The bar chart is the equivalent of a histogram for categorical variables. Each bar will correspond to a row in the frequency table from the previous section. Several facts can be deduced from this graph. Most characters in the dataset have no hair but among those that do, the most common hair color is brown.
1.7.2.2 Exercise:
What other facts about the data does this bar chart show? Give at least one.
1.7.2.3 Pie Chart
Below is a pie chart for the same variable, hair color, which was presented in the previous sections.

Although pie charts are commonly seen in infographics and posters, it is not considered as a good visualization because there is no scale present. The angles of the wedges cannot be compared directly, which makes it difficult to deduce whether one piece of the pie is larger than the other. Comparing this to the bar graph in the previous section, it is easy to see which chart is more effective at conveying information.
There are several resources online which explain the ineffectiveness of pie charts in much greater detail. An article in Business Insider explains very well why using a pie chart is a bad visualization technique.

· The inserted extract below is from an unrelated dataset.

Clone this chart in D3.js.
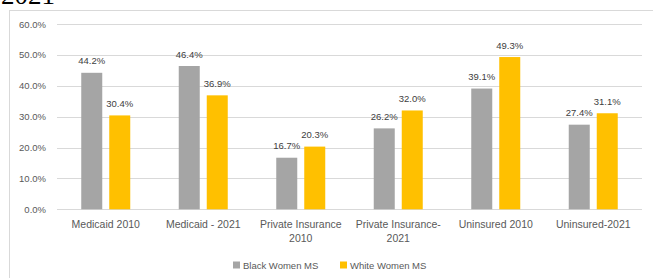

1.8 Aside: Some Number Theory
Digressing from the discussion on data, this section will introduce some basic notations in number theory in preparation for the discussion on probability distributions.
1.8.1 The Factorial
In mathematics, the factorial of a non-negative integer \(n\), denoted by \(n!\), is the product of all positive integers less than or equal to \(n\):
\[n! = n \times (n - 1) \times (n - 2) \times (n - 3) \times \dotsc \times 3 \times 2 \times 1\]
For example, \(3!\) is equal to \(3 \times 2 \times 1 = 6\), while \(5!\) is \(5 \times 4 \times 3 \times 2 \times 1 = 120\).
By definition, \(0!\) is 1.
1.8.2 Combinations
“A combination is a mathematical technique that determines the number of possible arrangements in a collection of items where the order of the selection does not matter.”9
Consider a small office with 7 employees. Since the company provides free lunch, a lunch committee consisting of 3 members is needed to decide the weekly menu. How many possible commitees of 3 can be created?
The above is an example of a combination problem. It is equivalent to counting the number of ways a group of 3 can be chosen from a bigger group of 7. In mathematics, this is denoted as \({7 \choose 3}\) and read as 7 choose 3 or more generally, \({n \choose k}\) where \(n\) is the total number of items and \(k\) the number of items to be selected.
To obtain the value of such an expression, the following formula is used:
\[{n \choose k} = \frac{n!}{r! (n - r)!}\]
Using this formula, the total number of possible committees is:
\[ \begin{align} {n \choose k} &= \frac{n!}{r! (n - r)!} \\ {7 \choose 3} &= \frac{7!}{3! (7 - 3)!} \\ {7 \choose 3} &= \frac{7!}{3! \cdot 4!} \\ {7 \choose 3} &= \frac{7 \cdot \cancel{6} \cdot 5 \cdot \cancel{4!}}{\cancel{3!} \cdot \cancel{4!}} = 35 \end{align} \]
Answer: There are 35 possible ways of selecting a lunch committee of 3 from a group of 7.